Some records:
┄┄┄┄┄┄┄┄┄┄┄┄┄┄┄┄┄┄┄┄

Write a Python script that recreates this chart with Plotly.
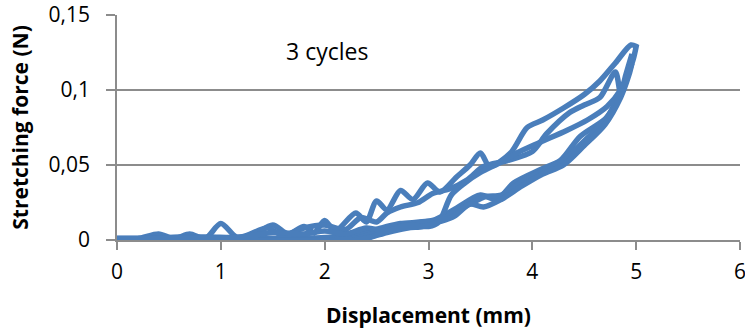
import plotly.graph_objects as go

# Displacement (mm) and stretching force (N) for three load/unload cycles
load1_x = [0, 0.2, 0.4, 0.55, 0.7, 0.85, 1.0, 1.15, 1.3, 1.5, 1.65, 1.8, 1.9, 2.0, 2.1, 2.3, 2.4, 2.5,
           2.6, 2.73, 2.85, 2.99, 3.11, 3.27, 3.4, 3.5, 3.59, 3.79, 3.95, 4.1, 4.3, 4.5, 4.65, 4.8, 4.95, 5.0]
load1_y = [0.001, 0.001, 0.004, 0.001, 0.004, 0.001, 0.011, 0.002, 0.003, 0.010, 0.004, 0.009, 0.005,
           0.013, 0.006, 0.018, 0.012, 0.026, 0.020, 0.033, 0.027, 0.038, 0.032, 0.042, 0.050, 0.058,
           0.049, 0.058, 0.075, 0.080, 0.088, 0.097, 0.106, 0.118, 0.130, 0.129]

load2_x = [0, 0.3, 0.6, 0.9, 1.2, 1.45, 1.6, 1.8, 2.0, 2.2, 2.35, 2.5, 2.6, 2.73, 2.9, 3.04, 3.2, 3.37,
           3.53, 3.76, 4.0, 4.14, 4.36, 4.5, 4.65, 4.8, 4.85, 4.9, 4.96]
load2_y = [0.001, 0.001, 0.002, 0.002, 0.002, 0.008, 0.003, 0.008, 0.010, 0.007, 0.015, 0.012, 0.018,
           0.022, 0.025, 0.031, 0.034, 0.040, 0.049, 0.053, 0.059, 0.071, 0.085, 0.090, 0.095, 0.112,
           0.098, 0.110, 0.124]

load3_x = [0, 0.4, 0.8, 1.2, 1.5, 1.8, 2.0, 2.2, 2.4, 2.6, 2.8, 3.0, 3.1, 3.22, 3.35, 3.5, 3.7, 3.85,
           4.07, 4.33, 4.53, 4.72, 4.85, 4.96]
load3_y = [0.001, 0.001, 0.001, 0.002, 0.005, 0.004, 0.006, 0.004, 0.008, 0.006, 0.010, 0.009, 0.012,
           0.030, 0.038, 0.045, 0.052, 0.058, 0.065, 0.073, 0.080, 0.089, 0.100, 0.118]

unload1_x = [5.0, 4.97, 4.87, 4.72, 4.46, 4.27, 4.08, 3.82, 3.66, 3.5, 3.24, 3.04, 2.73, 2.6, 2.45,
             2.3, 2.1, 1.8, 1.5, 1.0, 0.5, 0]
unload1_y = [0.129, 0.120, 0.102, 0.082, 0.069, 0.053, 0.047, 0.038, 0.027, 0.030, 0.020, 0.013,
             0.011, 0.009, 0.006, 0.003, 0.002, 0.001, 0.001, 0.001, 0.001, 0.001]

unload2_x = [4.96, 4.93, 4.85, 4.7, 4.5, 4.3, 4.1, 3.9, 3.7, 3.55, 3.4, 3.25, 3.1, 2.95, 2.8, 2.6,
             2.45, 2.3, 2.0, 1.5, 1.0, 0.5, 0]
unload2_y = [0.124, 0.115, 0.098, 0.080, 0.066, 0.053, 0.046, 0.039, 0.030, 0.029, 0.024, 0.019,
             0.013, 0.012, 0.010, 0.007, 0.004, 0.001, 0.001, 0.001, 0.001, 0.001, 0.001]

unload3_x = [4.96, 4.93, 4.85, 4.7, 4.5, 4.3, 4.1, 3.9, 3.7, 3.53, 3.4, 3.25, 3.1, 2.95, 2.8, 2.6,
             2.45, 2.3, 2.0, 1.5, 1.0, 0.5, 0]
unload3_y = [0.118, 0.110, 0.095, 0.077, 0.063, 0.050, 0.044, 0.036, 0.027, 0.022, 0.024, 0.016,
             0.012, 0.009, 0.008, 0.005, 0.002, 0.000, 0.000, 0.000, 0.000, 0.000, 0.000]

cycles = [
    (load1_x + unload1_x, load1_y + unload1_y),
    (load2_x + unload2_x, load2_y + unload2_y),
    (load3_x + unload3_x, load3_y + unload3_y),
]

line_color = "#4A7EBB"
axis_color = "#8C8C8C"
font_family = "Open Sans, Liberation Sans, sans-serif"

fig = go.Figure()
for cx, cy in cycles:
    fig.add_trace(go.Scatter(
        x=cx, y=cy, mode="lines",
        line=dict(color=line_color, width=5.5, shape="spline", smoothing=0.8),
        showlegend=False, hoverinfo="skip",
    ))

fig.update_layout(
    width=745, height=332,
    margin=dict(l=117, r=5, t=15, b=92),
    paper_bgcolor="white", plot_bgcolor="white",
    separators=", ",
    font=dict(family=font_family, size=21, color="black"),
    annotations=[dict(
        text="3 cycles", x=2.02, y=0.126, xref="x", yref="y",
        showarrow=False, font=dict(size=23, family=font_family, color="black"),
    )],
)

fig.update_xaxes(
    range=[0, 6], dtick=1, showgrid=False, automargin=False,
    showline=True, linecolor=axis_color, linewidth=1.5,
    ticks="outside", ticklen=8, tickcolor=axis_color, tickwidth=1.5,
    tickfont=dict(size=21), ticklabelstandoff=4, ticklabeloverflow="allow",
    title=dict(text="<b>Displacement (mm)</b>", font=dict(size=21), standoff=24),
    zeroline=False,
)
fig.update_yaxes(
    range=[0, 0.15], dtick=0.05, showgrid=True, gridcolor=axis_color, gridwidth=1.5,
    showline=True, linecolor=axis_color, linewidth=1.5, automargin=False,
    ticks="outside", ticklen=9, tickcolor=axis_color, tickwidth=1.5,
    tickfont=dict(size=21), ticklabelstandoff=12,
    title=dict(text="<b>Stretching force (N)</b>", font=dict(size=21), standoff=14),
    zeroline=False,
)

fig.write_html("out.html")
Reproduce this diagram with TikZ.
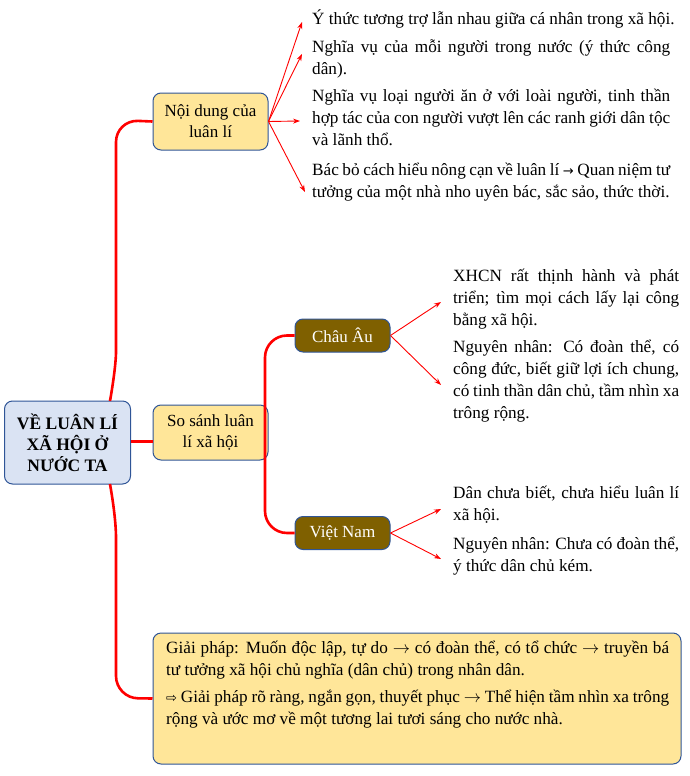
\documentclass[tikz,border=0pt]{standalone}
\usepackage{fontspec}
\setmainfont{Liberation Serif}
\usetikzlibrary{arrows.meta}
\definecolor{yel}{HTML}{FFE699}
\definecolor{bluf}{HTML}{DAE3F3}
\definecolor{edge}{HTML}{2F5597}
\definecolor{brn}{HTML}{7F6000}
\begin{document}
\begin{tikzpicture}[x=1pt,y=-1pt,
  box/.style={draw=edge,line width=1pt,rounded corners=8pt,align=center,inner sep=0pt,font=\fontsize{17}{21}\selectfont},
  ybox/.style={box,fill=yel,minimum width=115pt,minimum height=57pt},
  bbox/.style={box,fill=brn,text=white,minimum width=95pt,minimum height=33pt},
  txt/.style={anchor=north west,align=justify,inner sep=0pt,font=\fontsize{17.2}{22}\selectfont},
  br/.style={red,line width=2.6pt,rounded corners=22pt},
  ar/.style={red,line width=0.9pt,-{Stealth[length=7pt,width=5pt]}}]
\useasboundingbox (0,0) rectangle (689,776);
\node[box,fill=bluf,minimum width=126pt,minimum height=83pt,font=\fontsize{17.5}{21}\selectfont\bfseries] (cen) at (67.5,442.5) {VỀ LUÂN LÍ\\XÃ HỘI Ở\\NƯỚC TA};
\node[ybox] (nd) at (210.5,121.5) {Nội dung của\\luân lí};
\node[ybox,minimum height=55pt] (ss) at (210.5,432.5) {So sánh luân\\lí xã hội};
\node[bbox] (ca) at (342.5,335.5) {Châu Âu};
\node[bbox] (vn) at (342.5,533) {Việt Nam};
\node[box,fill=yel,minimum width=528pt,minimum height=131pt] (gp) at (417,698.5) {};
\node[txt,text width=503pt] (gpt) at (166,641) {Giải pháp: Muốn độc lập, tự do \(\rightarrow\) có đoàn thể, có tổ chức \(\rightarrow\) truyền bá tư tưởng xã hội chủ nghĩa (dân chủ) trong nhân dân.\\[5pt]
{\fontspec{DejaVu Sans}\fontsize{13}{22}\selectfont ⇨} Giải pháp rõ ràng, ngắn gọn, thuyết phục \(\rightarrow\) Thể hiện tầm nhìn xa trông rộng và ước mơ về một tương lai tươi sáng cho nước nhà.};
\node[txt,text width=370pt] (t1) at (312,10) {Ý thức tương trợ lẫn nhau giữa cá nhân trong xã hội.};
\node[txt,text width=358pt] (t2) at (312,40) {Nghĩa vụ của mỗi người trong nước (ý thức công dân).};
\node[txt,text width=358pt] (t3) at (312,89) {Nghĩa vụ loại người ăn ở với loài người, tinh thần hợp tác của con người vượt lên các ranh giới dân tộc và lãnh thổ.};
\node[txt,text width=358pt] (t4) at (312,163) {Bác bỏ cách hiểu nông cạn về luân lí {\fontspec{DejaVu Sans}\fontsize{13}{22}\selectfont →} Quan niệm tư tưởng của một nhà nho uyên bác, sắc sảo, thức thời.};
\node[txt,text width=226pt] (r1) at (453,269) {XHCN rất thịnh hành và phát triển; tìm mọi cách lấy lại công bằng xã hội.};
\node[txt,text width=226pt] (r2) at (453,340) {Nguyên nhân: Có đoàn thể, có công đức, biết giữ lợi ích chung, có tinh thần dân chủ, tầm nhìn xa trông rộng.};
\node[txt,text width=226pt] (r3) at (453,486) {Dân chưa biết, chưa hiểu luân lí xã hội.};
\node[txt,text width=226pt] (r4) at (453,537) {Nguyên nhân: Chưa có đoàn thể, ý thức dân chủ kém.};
\coordinate (a) at (110,401);
\coordinate (b) at (110,484);
\draw[br] (a) to[out=80,in=-90] (116,330) -- (116,120) -- (nd.west);
\draw[br] (b) to[out=-80,in=90] (116,560) -- (116,698) -- (gp.west);
\draw[red,line width=3pt] (cen.east |- 0,441) -- (ss.west |- 0,441);
\draw[br] (ca.west) -- (265,335.5) -- (265,533) -- (vn.west);
\draw[ar] (nd.east) -- (302,22);
\draw[ar] (nd.east) -- (302,54);
\draw[ar] (nd.east) -- (300,121);
\draw[ar] (nd.east) -- (305,192);
\draw[ar] (ca.east) -- (441,302);
\draw[ar] (ca.east) -- (441,385);
\draw[ar] (vn.east) -- (441,509);
\draw[ar] (vn.east) -- (441,559);
\end{tikzpicture}
\end{document}
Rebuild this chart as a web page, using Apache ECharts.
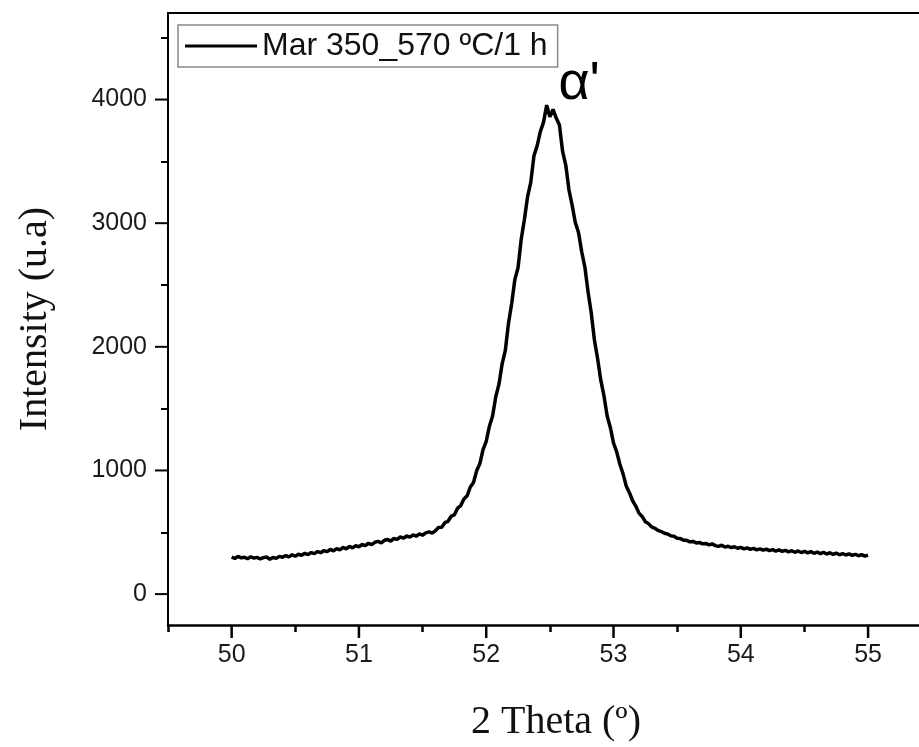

┄┄┄┄┄┄┄┄┄┄┄┄┄┄┄┄┄┄┄┄

Return only the lines from the start of the data through the line that contains "import plotly.graph_objects as go", please, copying them exactly and omitting all pictures.

Write a Python script that recreates this chart with Plotly.
import plotly.graph_objects as go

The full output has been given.